▸ **Problem to solve**: Leaving out the pictures, retype all the material exactly.

▸ **Stored data**:
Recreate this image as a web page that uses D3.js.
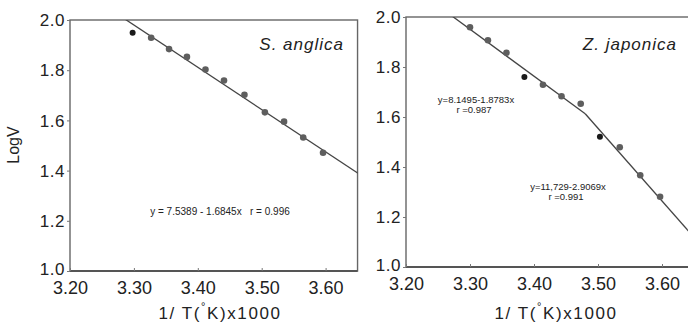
<!DOCTYPE html>
<html>
<head>
<meta charset="utf-8">
<script src="https://d3js.org/d3.v7.min.js"></script>
<style>
  body { margin: 0; background: #fff; }
  svg { display: block; font-family: "Liberation Sans", Arial, sans-serif; }
</style>
</head>
<body>
<svg id="chart" width="688" height="326"></svg>
<script>
// data
var xTicks = [3.20, 3.30, 3.40, 3.50, 3.60];
var yTicks = [1.0, 1.2, 1.4, 1.6, 1.8, 2.0];

var anglicaX = [3.298, 3.327, 3.355, 3.383, 3.412, 3.441, 3.473, 3.505, 3.535, 3.565, 3.596];
var anglicaY = [1.949, 1.929, 1.884, 1.853, 1.803, 1.759, 1.702, 1.632, 1.595, 1.532, 1.471];
var anglicaFit = [{ a: 7.5389, b: 1.6845, from: 3.20, to: 3.66 }];

var japonicaX = [3.300, 3.328, 3.357, 3.385, 3.414, 3.443, 3.473, 3.503, 3.534, 3.566, 3.597];
var japonicaY = [1.959, 1.907, 1.857, 1.760, 1.729, 1.683, 1.653, 1.521, 1.479, 1.367, 1.281];
var japonicaFit = [
  { a: 8.1495, b: 1.8783, from: 3.20, to: 3.48 },
  { a: 11.729, b: 2.9069, from: 3.48, to: 3.66 }
];

var svg = d3.select("#chart");

function panel(opt) {
  var x = d3.scaleLinear().domain([3.20, 3.65]).range([opt.left, opt.left + 0.45 * opt.unit]);
  var y = d3.scaleLinear().domain([1.0, 2.0]).range([opt.bottom, opt.top]);
  var g = svg.append("g");

  g.append("clipPath").attr("id", opt.id)
    .append("rect")
    .attr("x", x(3.20)).attr("y", y(2.0))
    .attr("width", x(3.65) - x(3.20)).attr("height", y(1.0) - y(2.0));

  // frame
  g.append("rect")
    .attr("x", x(3.20)).attr("y", y(2.0))
    .attr("width", x(3.65) - x(3.20)).attr("height", y(1.0) - y(2.0))
    .attr("fill", "none").attr("stroke", "#666").attr("stroke-width", 1.4);
  g.append("line")
    .attr("x1", x(3.20)).attr("x2", x(3.65))
    .attr("y1", y(1.0)).attr("y2", y(1.0))
    .attr("stroke", "#555").attr("stroke-width", 2);

  // y axis
  var ya = g.append("g").attr("transform", "translate(" + x(3.20) + ",0)")
    .call(d3.axisLeft(y).tickValues(yTicks).tickFormat(d3.format(".1f")).tickSize(3).tickPadding(2));
  ya.select(".domain").remove();
  ya.selectAll("line").attr("stroke", "#777");
  ya.selectAll("text").attr("font-size", 17).attr("fill", "#222")
    .attr("letter-spacing", 0.5).attr("dy", function (d) { return d === 1.0 ? "0.2em" : "0.34em"; });

  // x axis
  var xa = g.append("g").attr("transform", "translate(0," + y(1.0) + ")")
    .call(d3.axisBottom(x).tickValues(xTicks).tickFormat(d3.format(".2f")).tickSize(-3).tickPadding(10));
  xa.select(".domain").remove();
  xa.selectAll("line").attr("stroke", "#777");
  xa.selectAll("text").attr("font-size", 18).attr("fill", "#222").attr("dy", "0.7em");

  // x title
  var t = g.append("text")
    .attr("x", x(3.20) + 150).attr("y", 319)
    .attr("text-anchor", "middle").attr("font-size", 17).attr("fill", "#222")
    .attr("letter-spacing", 1.6);
  t.append("tspan").text("1/ T(");
  t.append("tspan").attr("font-size", 11).attr("dy", -9).text("°");
  t.append("tspan").attr("dy", 9).text("K)x1000");

  // fitted lines
  var line = d3.line().x(function (d) { return x(d[0]); }).y(function (d) { return y(d[1]); });
  g.append("g").attr("clip-path", "url(#" + opt.id + ")")
    .selectAll("path").data(opt.fits).join("path")
    .attr("d", function (f) { return line([[f.from, f.a - f.b * f.from], [f.to, f.a - f.b * f.to]]); })
    .attr("fill", "none").attr("stroke", "#444").attr("stroke-width", 1.3);

  // points
  g.selectAll("circle").data(opt.xs).join("circle")
    .attr("cx", function (d) { return x(d); })
    .attr("cy", function (d, i) { return y(opt.ys[i]); })
    .attr("r", function (d, i) { return opt.dark.indexOf(i) >= 0 ? 3 : 3.3; })
    .attr("fill", function (d, i) { return opt.dark.indexOf(i) >= 0 ? "#1a1a1a" : "#5e5e5e"; });

  // species name
  g.append("text")
    .attr("x", opt.nameX).attr("y", 50)
    .attr("text-anchor", "end").attr("font-size", 17).attr("font-style", "italic")
    .attr("letter-spacing", 1).attr("fill", "#222")
    .text(opt.name);

  opt.notes.forEach(function (n) {
    g.append("text")
      .attr("x", n.x).attr("y", n.y)
      .attr("text-anchor", "middle").attr("font-size", n.size).attr("fill", "#222")
      .attr("xml:space", "preserve")
      .text(n.text);
  });
}

panel({
  id: "clipA", left: 70, unit: 639, top: 20, bottom: 271,
  xs: anglicaX, ys: anglicaY, fits: anglicaFit, dark: [0],
  name: "S. anglica", nameX: 344,
  notes: [{ x: 220, y: 215, size: 10, text: "y = 7.5389 - 1.6845x   r = 0.996" }]
});

panel({
  id: "clipB", left: 406, unit: 640, top: 17, bottom: 267,
  xs: japonicaX, ys: japonicaY, fits: japonicaFit, dark: [3, 7],
  name: "Z. japonica", nameX: 677,
  notes: [
    { x: 476, y: 103, size: 9.5, text: "y=8.1495-1.8783x" },
    { x: 474, y: 113, size: 9.5, text: "r =0.987" },
    { x: 568, y: 190, size: 9.5, text: "y=11,729-2.9069x" },
    { x: 566, y: 200, size: 9.5, text: "r =0.991" }
  ]
});

// y title
svg.append("text")
  .attr("transform", "translate(19,145) rotate(-90)")
  .attr("text-anchor", "middle").attr("font-size", 16).attr("fill", "#222")
  .text("LogV");
</script>
</body>
</html>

▸ **The solution**:
Recreate this image as a web page that uses D3.js.
<!DOCTYPE html>
<html>
<head>
<meta charset="utf-8">
<script src="https://d3js.org/d3.v7.min.js"></script>
<style>
  body { margin: 0; background: #fff; }
  svg { display: block; font-family: "Liberation Sans", Arial, sans-serif; }
</style>
</head>
<body>
<svg id="chart" width="688" height="326"></svg>
<script>
// data
var xTicks = [3.20, 3.30, 3.40, 3.50, 3.60];
var yTicks = [1.0, 1.2, 1.4, 1.6, 1.8, 2.0];

var anglicaX = [3.298, 3.327, 3.355, 3.383, 3.412, 3.441, 3.473, 3.505, 3.535, 3.565, 3.596];
var anglicaY = [1.949, 1.929, 1.884, 1.853, 1.803, 1.759, 1.702, 1.632, 1.595, 1.532, 1.471];
var anglicaFit = [{ a: 7.5389, b: 1.6845, from: 3.20, to: 3.66 }];

var japonicaX = [3.300, 3.328, 3.357, 3.385, 3.414, 3.443, 3.473, 3.503, 3.534, 3.566, 3.597];
var japonicaY = [1.959, 1.907, 1.857, 1.760, 1.729, 1.683, 1.653, 1.521, 1.479, 1.367, 1.281];
var japonicaFit = [
  { a: 8.1495, b: 1.8783, from: 3.20, to: 3.48 },
  { a: 11.729, b: 2.9069, from: 3.48, to: 3.66 }
];

var svg = d3.select("#chart");

function panel(opt) {
  var x = d3.scaleLinear().domain([3.20, 3.65]).range([opt.left, opt.left + 0.45 * opt.unit]);
  var y = d3.scaleLinear().domain([1.0, 2.0]).range([opt.bottom, opt.top]);
  var g = svg.append("g");

  g.append("clipPath").attr("id", opt.id)
    .append("rect")
    .attr("x", x(3.20)).attr("y", y(2.0))
    .attr("width", x(3.65) - x(3.20)).attr("height", y(1.0) - y(2.0));

  // frame
  g.append("rect")
    .attr("x", x(3.20)).attr("y", y(2.0))
    .attr("width", x(3.65) - x(3.20)).attr("height", y(1.0) - y(2.0))
    .attr("fill", "none").attr("stroke", "#666").attr("stroke-width", 1.4);
  g.append("line")
    .attr("x1", x(3.20)).attr("x2", x(3.65))
    .attr("y1", y(1.0)).attr("y2", y(1.0))
    .attr("stroke", "#555").attr("stroke-width", 2);

  // y axis
  var ya = g.append("g").attr("transform", "translate(" + x(3.20) + ",0)")
    .call(d3.axisLeft(y).tickValues(yTicks).tickFormat(d3.format(".1f")).tickSize(3).tickPadding(2));
  ya.select(".domain").remove();
  ya.selectAll("line").attr("stroke", "#777");
  ya.selectAll("text").attr("font-size", 17).attr("fill", "#222")
    .attr("letter-spacing", 0.5).attr("dy", function (d) { return d === 1.0 ? "0.2em" : "0.34em"; });

  // x axis
  var xa = g.append("g").attr("transform", "translate(0," + y(1.0) + ")")
    .call(d3.axisBottom(x).tickValues(xTicks).tickFormat(d3.format(".2f")).tickSize(-3).tickPadding(10));
  xa.select(".domain").remove();
  xa.selectAll("line").attr("stroke", "#777");
  xa.selectAll("text").attr("font-size", 18).attr("fill", "#222").attr("dy", "0.7em");

  // x title
  var t = g.append("text")
    .attr("x", x(3.20) + 150).attr("y", 319)
    .attr("text-anchor", "middle").attr("font-size", 17).attr("fill", "#222")
    .attr("letter-spacing", 1.6);
  t.append("tspan").text("1/ T(");
  t.append("tspan").attr("font-size", 11).attr("dy", -9).text("°");
  t.append("tspan").attr("dy", 9).text("K)x1000");

  // fitted lines
  var line = d3.line().x(function (d) { return x(d[0]); }).y(function (d) { return y(d[1]); });
  g.append("g").attr("clip-path", "url(#" + opt.id + ")")
    .selectAll("path").data(opt.fits).join("path")
    .attr("d", function (f) { return line([[f.from, f.a - f.b * f.from], [f.to, f.a - f.b * f.to]]); })
    .attr("fill", "none").attr("stroke", "#444").attr("stroke-width", 1.3);

  // points
  g.selectAll("circle").data(opt.xs).join("circle")
    .attr("cx", function (d) { return x(d); })
    .attr("cy", function (d, i) { return y(opt.ys[i]); })
    .attr("r", function (d, i) { return opt.dark.indexOf(i) >= 0 ? 3 : 3.3; })
    .attr("fill", function (d, i) { return opt.dark.indexOf(i) >= 0 ? "#1a1a1a" : "#5e5e5e"; });

  // species name
  g.append("text")
    .attr("x", opt.nameX).attr("y", 50)
    .attr("text-anchor", "end").attr("font-size", 17).attr("font-style", "italic")
    .attr("letter-spacing", 1).attr("fill", "#222")
    .text(opt.name);

  opt.notes.forEach(function (n) {
    g.append("text")
      .attr("x", n.x).attr("y", n.y)
      .attr("text-anchor", "middle").attr("font-size", n.size).attr("fill", "#222")
      .attr("xml:space", "preserve")
      .text(n.text);
  });
}

panel({
  id: "clipA", left: 70, unit: 639, top: 20, bottom: 271,
  xs: anglicaX, ys: anglicaY, fits: anglicaFit, dark: [0],
  name: "S. anglica", nameX: 344,
  notes: [{ x: 220, y: 215, size: 10, text: "y = 7.5389 - 1.6845x   r = 0.996" }]
});

panel({
  id: "clipB", left: 406, unit: 640, top: 17, bottom: 267,
  xs: japonicaX, ys: japonicaY, fits: japonicaFit, dark: [3, 7],
  name: "Z. japonica", nameX: 677,
  notes: [
    { x: 476, y: 103, size: 9.5, text: "y=8.1495-1.8783x" },
    { x: 474, y: 113, size: 9.5, text: "r =0.987" },
    { x: 568, y: 190, size: 9.5, text: "y=11,729-2.9069x" },
    { x: 566, y: 200, size: 9.5, text: "r =0.991" }
  ]
});

// y title
svg.append("text")
  .attr("transform", "translate(19,145) rotate(-90)")
  .attr("text-anchor", "middle").attr("font-size", 16).attr("fill", "#222")
  .text("LogV");
</script>
</body>
</html>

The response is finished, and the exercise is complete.